The Cartesian product specifies only the sets, not the topology, so that statement has no meaning. One can put either a topology on the Cartesian product that makes the set open, or one that makes it half open. The product topology would make it half open, but the product topology is different from the subspace topology that the image inherits from $\mathbb R^2$ in this case.

9. Jul 19, 2016

Figaro

$[0, 2π )~$ doesn't cover a whole circle, so if the given problem is a $S^1$ (circle), this would pose a problem since it doesn't cover the whole so we need to add another chart just to cover the "hole". But in this case, it is an infinite cylinder, so $[0, 2π )~$ being not open doesn't matter because $-∞<z<∞$ is open, so the domain will be open? Is this what you are pointing out?

10. Aug 5, 2016

haruspex

It doesn't?

11. Aug 9, 2016

Figaro

Yes, it doesn't, 2π is not included.

12. Aug 9, 2016

andrewkirk

The circle is covered by the following map $f$, whose domain is $[0,2\pi)$. Here the circle $S^1$ is considered embedded in $\mathbb R^2$ as the circle of unit radius centred on the origin.

$f$ is the map from $[0,2\pi)$ to $S^1$ such that $f(\theta)$ is the point in $\mathbb R^2$ whose polar coordinates are $(1,\theta)$. This map is surjective onto $S^1$ and in that sense 'covers' it. The point that would be $f(2\pi)$ if $2\pi$ were included in the domain is already covered by $f(0)$.

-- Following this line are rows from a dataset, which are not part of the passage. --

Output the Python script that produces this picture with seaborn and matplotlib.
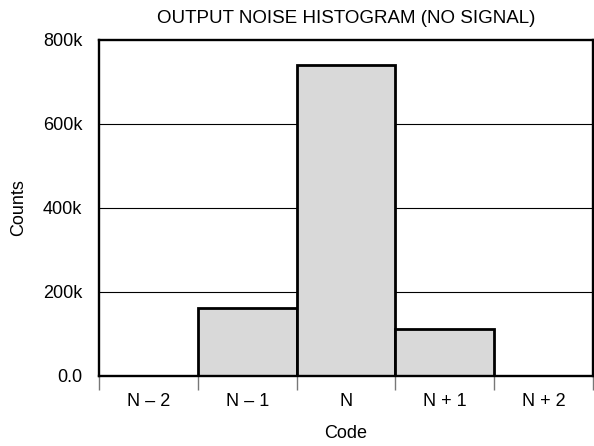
import matplotlib
matplotlib.use("Agg")
import matplotlib.pyplot as plt
import seaborn as sns
import pandas as pd
from matplotlib.ticker import FixedLocator

codes = ["N – 2", "N – 1", "N", "N + 1", "N + 2"]
counts = [0, 163000, 741000, 112000, 0]
yticks = [0, 200000, 400000, 600000, 800000]
ytick_labels = ["0.0", "200k", "400k", "600k", "800k"]

sns.set_theme(style="white")
plt.rcParams['font.family'] = ['Liberation Sans', 'DejaVu Sans']

df = pd.DataFrame({"Code": codes, "Counts": counts})

fig = plt.figure(figsize=(5.94, 4.46), dpi=100)
ax = fig.add_axes([99/594, 70/446, 494/594, 336/446])

sns.barplot(data=df, x="Code", y="Counts", ax=ax, color="#d9d9d9",
            width=1.0, edgecolor="black", linewidth=2, saturation=1, zorder=3)

ax.set_xlim(-0.5, len(codes) - 0.5)
ax.set_ylim(0, 800000)
ax.set_yticks(yticks)
ax.set_yticklabels(ytick_labels)
for y in yticks[1:-1]:
    ax.axhline(y, color="black", linewidth=0.8, zorder=1)

fs = 13
ax.xaxis.set_minor_locator(FixedLocator([i - 0.5 for i in range(len(codes) + 1)]))
ax.tick_params(axis="x", which="major", length=0, pad=12, labelsize=fs, colors="black")
ax.tick_params(axis="x", which="minor", length=10, width=1, color="#777777", direction="out")
ax.tick_params(axis="y", which="major", length=0, pad=12, labelsize=fs, colors="black")
ax.xaxis.set_ticks_position("bottom")

for s in ax.spines.values():
    s.set_visible(True)
    s.set_color("black")
    s.set_linewidth(1.7)
    s.set_zorder(4)

ax.set_xlabel("Code", fontsize=fs, labelpad=11, color="black")
ax.set_ylabel("Counts", fontsize=fs, labelpad=11, color="black")
ax.set_title("OUTPUT NOISE HISTOGRAM (NO SIGNAL)", fontsize=13.5, pad=12, color="black")

fig.savefig("out.png", dpi=100)
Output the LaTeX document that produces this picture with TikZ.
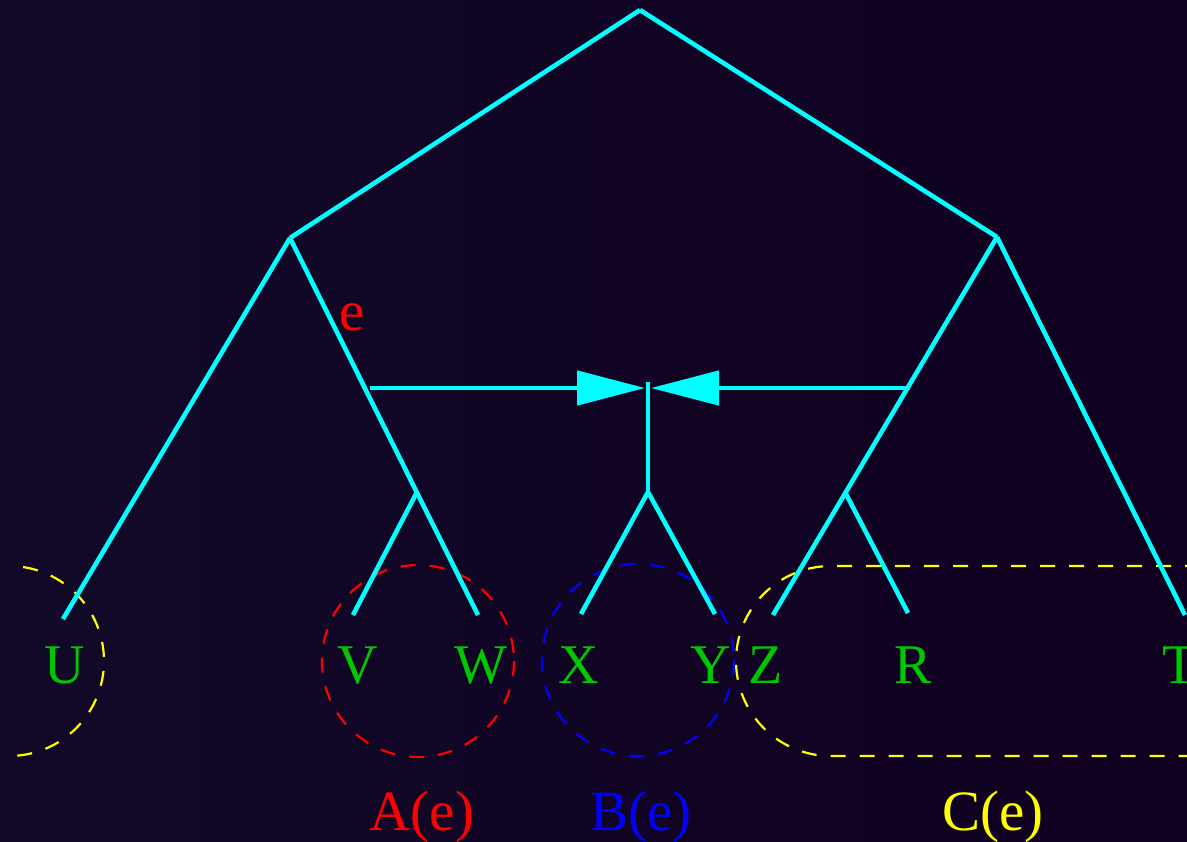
\documentclass[tikz,border=0pt]{standalone}
\usepackage{fontspec}
\setmainfont{Liberation Serif}
\usetikzlibrary{arrows.meta}
\definecolor{edgecyan}{RGB}{0,255,255}
\definecolor{leafgreen}{RGB}{0,200,0}
\definecolor{setred}{RGB}{255,0,0}
\definecolor{setblue}{RGB}{0,0,255}
\definecolor{setyellow}{RGB}{255,255,0}
\definecolor{bgleft}{RGB}{18,9,40}
\definecolor{bgmid}{RGB}{20,0,33}
\definecolor{bgright}{RGB}{16,0,32}
\begin{document}
\begin{tikzpicture}[x=0.5pt,y=-0.5pt,
  edge/.style={edgecyan,line width=2.3pt},
  leaf/.style={text=leafgreen,font=\fontsize{28}{30}\selectfont,anchor=base,inner sep=0pt},
  setlabel/.style={font=\fontsize{28.5}{30}\selectfont,anchor=base,inner sep=0pt},
  setline/.style={dash pattern=on 7.5pt off 7pt,line width=1.1pt},
  bigtip/.style={-{Triangle[length=34pt,width=17pt]}}]
\useasboundingbox (0,0) rectangle (1187,841);
\shade[left color=bgleft,middle color=bgmid,right color=bgright] (0,0) rectangle (1187,841);
\clip (0,0) rectangle (1187,841);
% tree points
\coordinate (root) at (640,10);
\coordinate (L) at (290,238);
\coordinate (Rn) at (997,237);
\coordinate (vw) at (417,492);
\coordinate (xy) at (648,492);
\coordinate (zr) at (845,492);
\coordinate (uE) at (63,619);
\coordinate (vE) at (353,615);
\coordinate (wE) at (478,615);
\coordinate (xE) at (581,614);
\coordinate (yE) at (715,614);
\coordinate (zE) at (773,615);
\coordinate (rE) at (908,613);
\coordinate (tE) at (1185,615);
\coordinate (aL) at (370,388);
\coordinate (aR) at (910,388);
\coordinate (tipL) at (645,388);
\coordinate (tipR) at (651,388);
\coordinate (vtop) at (648,382);
% dashed sets
\draw[setline,setyellow] (9,661) ++(85:95) arc[start angle=85,end angle=-85,radius=95];
\draw[setline,setred] (418,661) circle[radius=96];
\draw[setline,setblue] (638,660) circle[radius=96];
\draw[setline,setyellow] (1200,566) -- (831,566) arc[start angle=270,end angle=90,radius=95] -- (1200,756);
% edges
\draw[edge] (root) -- (L);
\draw[edge] (root) -- (Rn);
\draw[edge] (L) -- (uE);
\draw[edge] (L) -- (wE);
\draw[edge] (vw) -- (vE);
\draw[edge] (Rn) -- (zE);
\draw[edge] (zr) -- (rE);
\draw[edge] (Rn) -- (tE);
\draw[edge] (vtop) -- (xy);
\draw[edge] (xy) -- (xE);
\draw[edge] (xy) -- (yE);
\draw[edge,bigtip] (aL) -- (tipL);
\draw[edge,bigtip] (aR) -- (tipR);
% labels
\node[leaf] (U) at (65,683) {U};
\node[leaf] (V) at (358,683) {V};
\node[leaf] (W) at (481,683) {W};
\node[leaf] (X) at (579,683) {X};
\node[leaf] (Y) at (711,683) {Y};
\node[leaf] (Z) at (766,683) {Z};
\node[leaf] (R) at (913,683) {R};
\node[leaf] (T) at (1180,683) {T};
\node[setlabel,text=setred] (e) at (352,330) {e};
\node[setlabel,text=setred] (A) at (422,830) {A(e)};
\node[setlabel,text=setblue] (B) at (641,830) {B(e)};
\node[setlabel,text=setyellow] (C) at (993,830) {C(e)};
\end{tikzpicture}
\end{document}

The reason why $S^1$ is not homeomorphic to $[0,2\pi)$ is not that there is no 'covering' map but rather that the inverse of $f$ is not continuous.

13. Aug 10, 2016

haruspex

How is the 0 point on the circle different from the 2π point?

14. Aug 10, 2016

Figaro

Sorry, what I mean to say, it is not going to return to the original point, it just keeps getting closer but not exactly so in a sense it doesn't cover all? It is like running in an Olympic circle starting from the START but when you almost ran a full circle, you don't reach the START but just keep getting closer.

15. Aug 10, 2016

haruspex

In that analogy, the runner does not need to reach the start line since the runner has already been there.
All that is required is that for any given point on the circle there is a point in [0, 2π) that maps to it.

16. Aug 11, 2016

Figaro

Oh, fair enough, thanks for the clarification.